Something analogous takes place within the heart of the church in regard to the theological and pastoral development. To those Christians who are upset and distracted by questioning and new research, we would say that faith is both certitude and continual quest. It is normal, and in itself quite healthy, that theologians periodically revise the formulas in which our dogma and beliefs are expressed.

We tend to think of faith as a body of truths fixed in their expression which are to be handed on like ingots of gold in a treasure coffer. But faith is life and the source of life; whatever is alive is bound to grow, and to grwow continually: there lies the heart of the problem.

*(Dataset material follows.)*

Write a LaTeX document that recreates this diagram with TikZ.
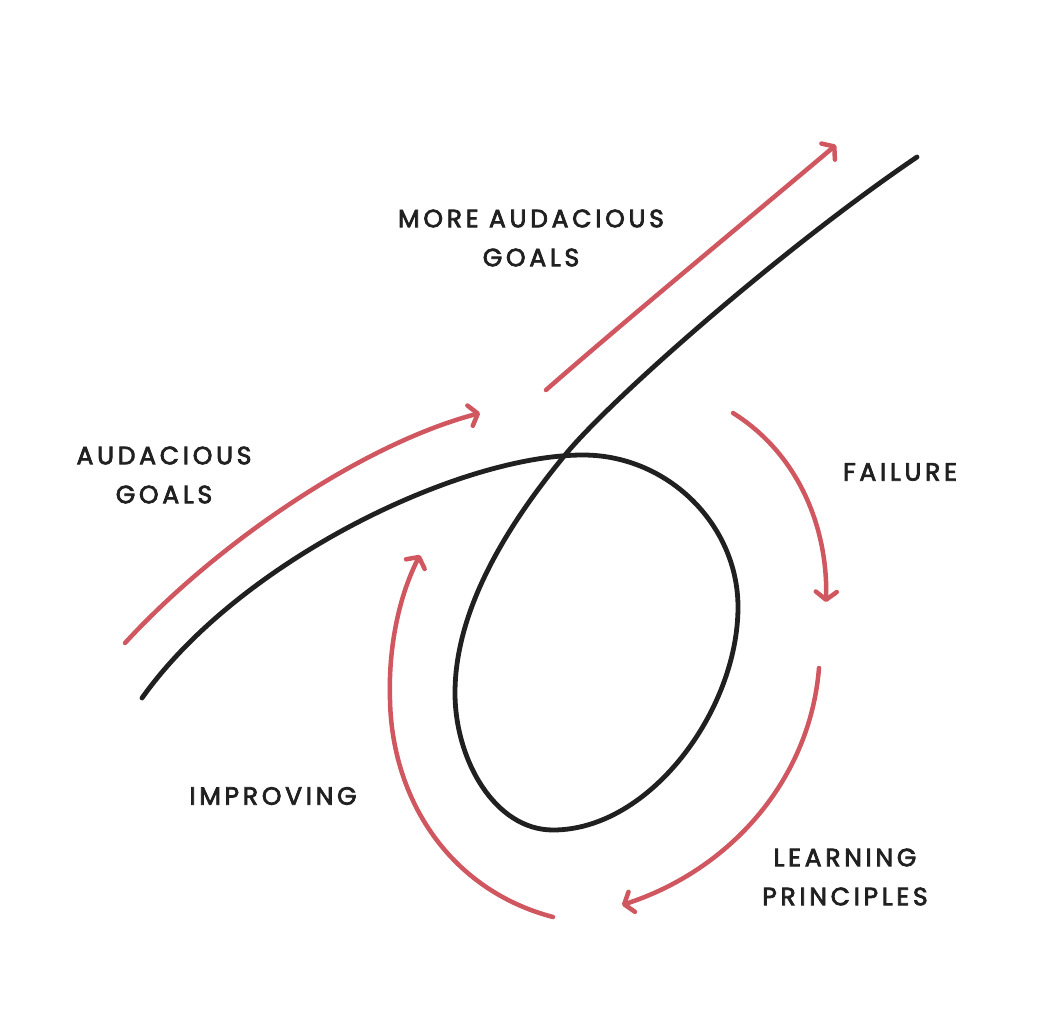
\documentclass[tikz,border=0pt]{standalone}
\usepackage{fontspec}
\setmainfont{Poppins}[LetterSpace=15, FakeBold=3]
\usetikzlibrary{arrows.meta}
\definecolor{redline}{RGB}{208,86,96}
\definecolor{inkline}{RGB}{32,32,32}
\tikzset{
  loopline/.style={draw=inkline, line width=4.8pt, line cap=round},
  flow/.style={draw=redline, line width=4.5pt, line cap=round,
    -{Straight Barb[length=8pt,width=21pt,round]}},
  lbl/.style={font=\fontsize{25}{39}\selectfont, text=inkline, align=center, inner sep=0pt}
}
\begin{document}
\begin{tikzpicture}[x=1pt,y=-1pt]
\fill[white] (0,0) rectangle (1042,1010);
\useasboundingbox (0,0) rectangle (1042,1010);
% main path with loop
\coordinate (s) at (142,698);
\coordinate (top) at (583,455);
\coordinate (rgt) at (738,607);
\coordinate (bot) at (553,830);
\coordinate (lft) at (455,693);
\coordinate (x) at (565,455);
\coordinate (e) at (917,157);
\draw[loopline] (s) .. controls (240,560) and (460,455) .. (top)
  .. controls (668,455) and (738,525) .. (rgt)
  .. controls (738,710) and (650,830) .. (bot)
  .. controls (495,830) and (455,760) .. (lft)
  .. controls (455,600) and (520,510) .. (x)
  .. controls (610,400) and (780,250) .. (e);
% red arrows
\coordinate (a1) at (125,643); \coordinate (a2) at (480,413);
\draw[flow] (a1) .. controls (215,545) and (360,445) .. (a2);
\coordinate (b1) at (546,390); \coordinate (b2) at (836,145);
\draw[flow] (b1) .. controls (620,325) and (735,230) .. (b2);
\coordinate (c1) at (733,413); \coordinate (c2) at (826,602);
\draw[flow] (c1) .. controls (800,455) and (828,530) .. (c2);
\coordinate (d1) at (819,668); \coordinate (d2) at (622,905);
\draw[flow] (d1) .. controls (810,780) and (730,870) .. (d2);
\coordinate (f1) at (553,917); \coordinate (fm) at (390,700); \coordinate (f2) at (420,555);
\draw[flow] (f1) .. controls (450,890) and (392,800) .. (fm)
  .. controls (388,640) and (402,590) .. (f2);
% labels
\node[lbl] (more) at (531,238) {MORE AUDACIOUS\\GOALS};
\node[lbl] (aud) at (164,475) {AUDACIOUS\\GOALS};
\node[lbl] (fail) at (900,472) {FAILURE};
\node[lbl] (impr) at (273,796) {IMPROVING};
\node[lbl] (learn) at (845,877) {LEARNING\\PRINCIPLES};
\end{tikzpicture}
\end{document}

It rarely happens that a truth is defined in itself and for itself. Generally, in the course of history, a truth is expressed because of some denial, some exclusive concentration, some heresy which arises. And thus, succeeding generations must exercise constant care that this defined truth receive the proper complementarity and harmony it needs in order to remain fully faithful to itself.

The reason why new concepts and new formulations must always be sought is that revealed reality is a mystery, and will remain such eternally. The closer we come to the heart of a mystery the less equipped we are to express its content, and the more legitimate becomes the search for more adequate formulations.